• [Task]
Without including any pictures, write out the listing below exactly.

• [Dataset extract]
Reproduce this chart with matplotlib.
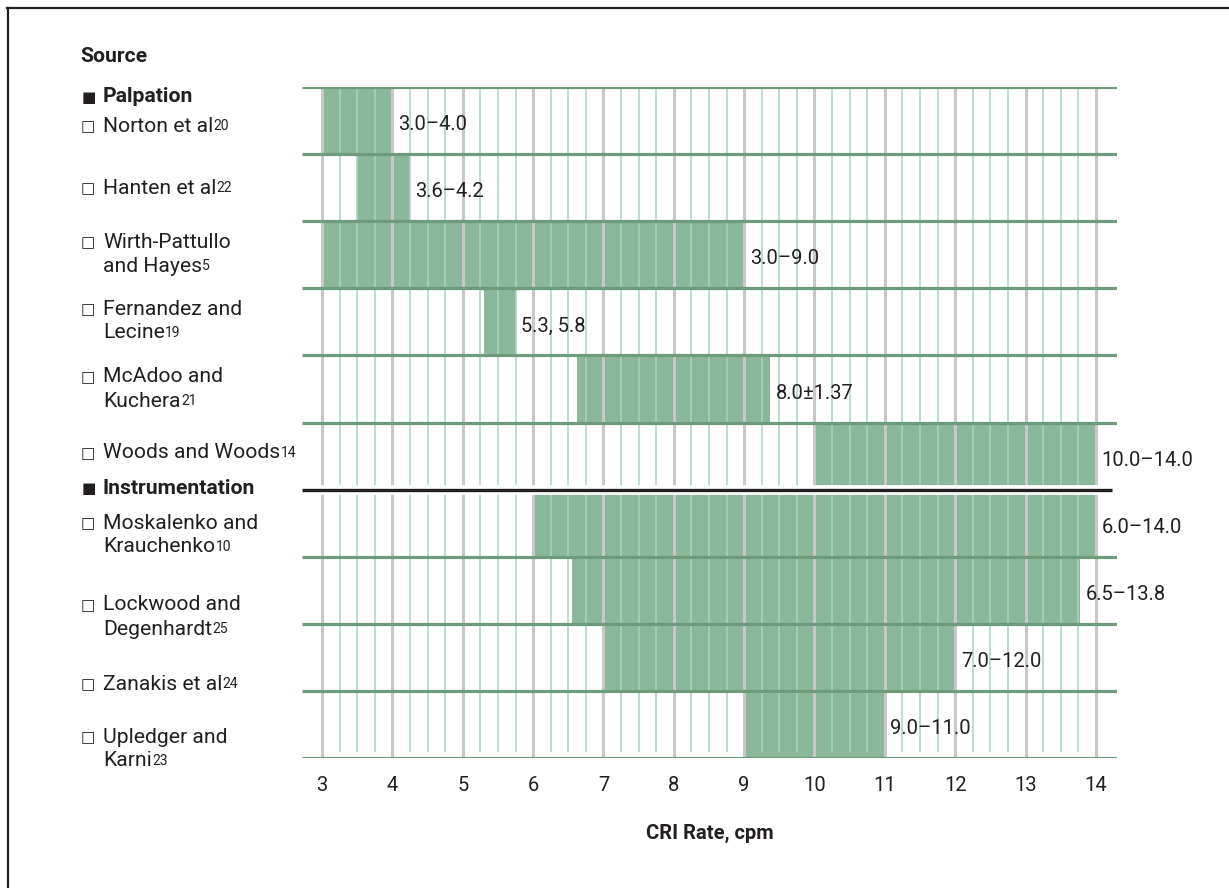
import matplotlib
matplotlib.use('Agg')
import matplotlib.pyplot as plt
from matplotlib.lines import Line2D

# ---------------- data ----------------
source_lines = [
    ["Norton et al"],
    ["Hanten et al"],
    ["Wirth-Pattullo", "and Hayes"],
    ["Fernandez and", "Lecine"],
    ["McAdoo and", "Kuchera"],
    ["Woods and Woods"],
    ["Moskalenko and", "Krauchenko"],
    ["Lockwood and", "Degenhardt"],
    ["Zanakis et al"],
    ["Upledger and", "Karni"],
]
source_refs = ["20", "22", "5", "19", "21", "14", "10", "25", "24", "23"]
bar_start = [3.0, 3.5, 3.0, 5.3, 6.63, 10.0, 6.0, 6.55, 7.0, 9.0]
bar_end = [4.0, 4.25, 9.0, 5.75, 9.37, 14.0, 14.0, 13.78, 12.0, 11.0]
value_labels = ["3.0–4.0", "3.6–4.2", "3.0–9.0", "5.3, 5.8", "8.0±1.37",
                "10.0–14.0", "6.0–14.0", "6.5–13.8", "7.0–12.0", "9.0–11.0"]
group_names = ["Palpation", "Instrumentation"]
x_ticks = [3, 4, 5, 6, 7, 8, 9, 10, 11, 12, 13, 14]
x_label = "CRI Rate, cpm"
header = "Source"

# ---------------- layout ----------------
W, H = 1229, 888
FONT = ['Roboto', 'DejaVu Sans']
TXT = '#231f20'
FS = 14.5
FSL = 15.2
plt.rcParams['font.family'] = FONT

fig = plt.figure(figsize=(W / 100, H / 100), dpi=100)
ax = fig.add_axes([302 / W, 1 - 758 / H, (1117 - 302) / W, (758 - 87) / H])
xmin, xmax = 2.715, 14.30
ax.set_xlim(xmin, xmax)
ax.set_ylim(10, 0)
for s in ax.spines.values():
    s.set_visible(False)
ax.set_yticks([])
ax.set_xticks(x_ticks)
ax.set_xticklabels([str(t) for t in x_ticks], fontsize=FS, color=TXT)
ax.tick_params(axis='x', length=0, pad=13)
ax.set_xlabel(x_label, fontsize=FS, fontweight='bold', color=TXT, labelpad=21)

n = len(bar_start)
# bars
for i in range(n):
    ax.barh(i + 0.5, bar_end[i] - bar_start[i], left=bar_start[i], height=1.0,
            color='#8bb79a', zorder=1, linewidth=0)
    ax.annotate(value_labels[i], xy=(bar_end[i], i + 0.5), xytext=(4, -3),
                textcoords='offset points', va='center', ha='left',
                fontsize=FS, color=TXT, zorder=6)

# vertical grid
minor = [x_ticks[0] + k * 0.25 for k in range(int((x_ticks[-1] - x_ticks[0]) / 0.25) + 1)]
minor = [m for m in minor if abs(m - round(m)) > 1e-9]
ax.vlines(minor, 0, 9.91, colors='#a8d4c0', linewidth=1.1, zorder=2)
ax.vlines(x_ticks, 0, 10, colors='#c8c8c8', linewidth=2.2, zorder=2)

# horizontal separators
ax.hlines(range(0, n + 1), xmin, xmax, colors='#6e9b7b', linewidth=2.3, zorder=3)
# group separator
ax.hlines([6], xmin, xmax, colors='white', linewidth=7, zorder=4)
ax.hlines([6], xmin, xmax - 0.07, colors='#231f20', linewidth=2.4, zorder=5)

# ---------------- left-side labels ----------------
def fx(px):
    return px / W

def fy(py):
    return 1 - py / H

fig.text(fx(80), fy(57), header, fontsize=FSL, fontweight='bold', color=TXT,
         va='center', ha='left')
group_y = [97, 488]
for g, gy in zip(group_names, group_y):
    fig.text(fx(82), fy(gy), "■", fontsize=11, color=TXT, va='center', ha='left',
             family=['DejaVu Sans'])
    fig.text(fx(103), fy(gy), g, fontsize=FSL, fontweight='bold', color=TXT,
             va='center', ha='left')

label_center = [126, 188, 254, 321, 389, 453, 535, 617, 684, 749]
line_gap = 24
for i in range(n):
    lines = source_lines[i]
    c = label_center[i]
    y0 = c - (len(lines) - 1) * line_gap / 2
    fig.text(fx(81), fy(y0 + 1), "□", fontsize=11, color=TXT, va='center', ha='left',
             family=['DejaVu Sans'])
    last = None
    for k, ln in enumerate(lines):
        last = fig.text(fx(103), fy(y0 + k * line_gap), ln, fontsize=FSL,
                        color=TXT, va='center', ha='left')
    plt.annotate(source_refs[i], xy=(1, 0), xycoords=last,
                 xytext=(0.3, 4.3), textcoords='offset points',
                 fontsize=10, color=TXT, va='baseline', ha='left',
                 annotation_clip=False)

# frame (top and left)
fig.add_artist(Line2D([fx(7), 1], [fy(8), fy(8)], color=TXT, linewidth=1.6,
                      transform=fig.transFigure))
fig.add_artist(Line2D([fx(7.5), fx(7.5)], [fy(8), 0], color=TXT, linewidth=1.6,
                      transform=fig.transFigure))

fig.savefig('out.png', dpi=100)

• [Task solution]
Reproduce this chart with matplotlib.
import matplotlib
matplotlib.use('Agg')
import matplotlib.pyplot as plt
from matplotlib.lines import Line2D

# ---------------- data ----------------
source_lines = [
    ["Norton et al"],
    ["Hanten et al"],
    ["Wirth-Pattullo", "and Hayes"],
    ["Fernandez and", "Lecine"],
    ["McAdoo and", "Kuchera"],
    ["Woods and Woods"],
    ["Moskalenko and", "Krauchenko"],
    ["Lockwood and", "Degenhardt"],
    ["Zanakis et al"],
    ["Upledger and", "Karni"],
]
source_refs = ["20", "22", "5", "19", "21", "14", "10", "25", "24", "23"]
bar_start = [3.0, 3.5, 3.0, 5.3, 6.63, 10.0, 6.0, 6.55, 7.0, 9.0]
bar_end = [4.0, 4.25, 9.0, 5.75, 9.37, 14.0, 14.0, 13.78, 12.0, 11.0]
value_labels = ["3.0–4.0", "3.6–4.2", "3.0–9.0", "5.3, 5.8", "8.0±1.37",
                "10.0–14.0", "6.0–14.0", "6.5–13.8", "7.0–12.0", "9.0–11.0"]
group_names = ["Palpation", "Instrumentation"]
x_ticks = [3, 4, 5, 6, 7, 8, 9, 10, 11, 12, 13, 14]
x_label = "CRI Rate, cpm"
header = "Source"

# ---------------- layout ----------------
W, H = 1229, 888
FONT = ['Roboto', 'DejaVu Sans']
TXT = '#231f20'
FS = 14.5
FSL = 15.2
plt.rcParams['font.family'] = FONT

fig = plt.figure(figsize=(W / 100, H / 100), dpi=100)
ax = fig.add_axes([302 / W, 1 - 758 / H, (1117 - 302) / W, (758 - 87) / H])
xmin, xmax = 2.715, 14.30
ax.set_xlim(xmin, xmax)
ax.set_ylim(10, 0)
for s in ax.spines.values():
    s.set_visible(False)
ax.set_yticks([])
ax.set_xticks(x_ticks)
ax.set_xticklabels([str(t) for t in x_ticks], fontsize=FS, color=TXT)
ax.tick_params(axis='x', length=0, pad=13)
ax.set_xlabel(x_label, fontsize=FS, fontweight='bold', color=TXT, labelpad=21)

n = len(bar_start)
# bars
for i in range(n):
    ax.barh(i + 0.5, bar_end[i] - bar_start[i], left=bar_start[i], height=1.0,
            color='#8bb79a', zorder=1, linewidth=0)
    ax.annotate(value_labels[i], xy=(bar_end[i], i + 0.5), xytext=(4, -3),
                textcoords='offset points', va='center', ha='left',
                fontsize=FS, color=TXT, zorder=6)

# vertical grid
minor = [x_ticks[0] + k * 0.25 for k in range(int((x_ticks[-1] - x_ticks[0]) / 0.25) + 1)]
minor = [m for m in minor if abs(m - round(m)) > 1e-9]
ax.vlines(minor, 0, 9.91, colors='#a8d4c0', linewidth=1.1, zorder=2)
ax.vlines(x_ticks, 0, 10, colors='#c8c8c8', linewidth=2.2, zorder=2)

# horizontal separators
ax.hlines(range(0, n + 1), xmin, xmax, colors='#6e9b7b', linewidth=2.3, zorder=3)
# group separator
ax.hlines([6], xmin, xmax, colors='white', linewidth=7, zorder=4)
ax.hlines([6], xmin, xmax - 0.07, colors='#231f20', linewidth=2.4, zorder=5)

# ---------------- left-side labels ----------------
def fx(px):
    return px / W

def fy(py):
    return 1 - py / H

fig.text(fx(80), fy(57), header, fontsize=FSL, fontweight='bold', color=TXT,
         va='center', ha='left')
group_y = [97, 488]
for g, gy in zip(group_names, group_y):
    fig.text(fx(82), fy(gy), "■", fontsize=11, color=TXT, va='center', ha='left',
             family=['DejaVu Sans'])
    fig.text(fx(103), fy(gy), g, fontsize=FSL, fontweight='bold', color=TXT,
             va='center', ha='left')

label_center = [126, 188, 254, 321, 389, 453, 535, 617, 684, 749]
line_gap = 24
for i in range(n):
    lines = source_lines[i]
    c = label_center[i]
    y0 = c - (len(lines) - 1) * line_gap / 2
    fig.text(fx(81), fy(y0 + 1), "□", fontsize=11, color=TXT, va='center', ha='left',
             family=['DejaVu Sans'])
    last = None
    for k, ln in enumerate(lines):
        last = fig.text(fx(103), fy(y0 + k * line_gap), ln, fontsize=FSL,
                        color=TXT, va='center', ha='left')
    plt.annotate(source_refs[i], xy=(1, 0), xycoords=last,
                 xytext=(0.3, 4.3), textcoords='offset points',
                 fontsize=10, color=TXT, va='baseline', ha='left',
                 annotation_clip=False)

# frame (top and left)
fig.add_artist(Line2D([fx(7), 1], [fy(8), fy(8)], color=TXT, linewidth=1.6,
                      transform=fig.transFigure))
fig.add_artist(Line2D([fx(7.5), fx(7.5)], [fy(8), 0], color=TXT, linewidth=1.6,
                      transform=fig.transFigure))

fig.savefig('out.png', dpi=100)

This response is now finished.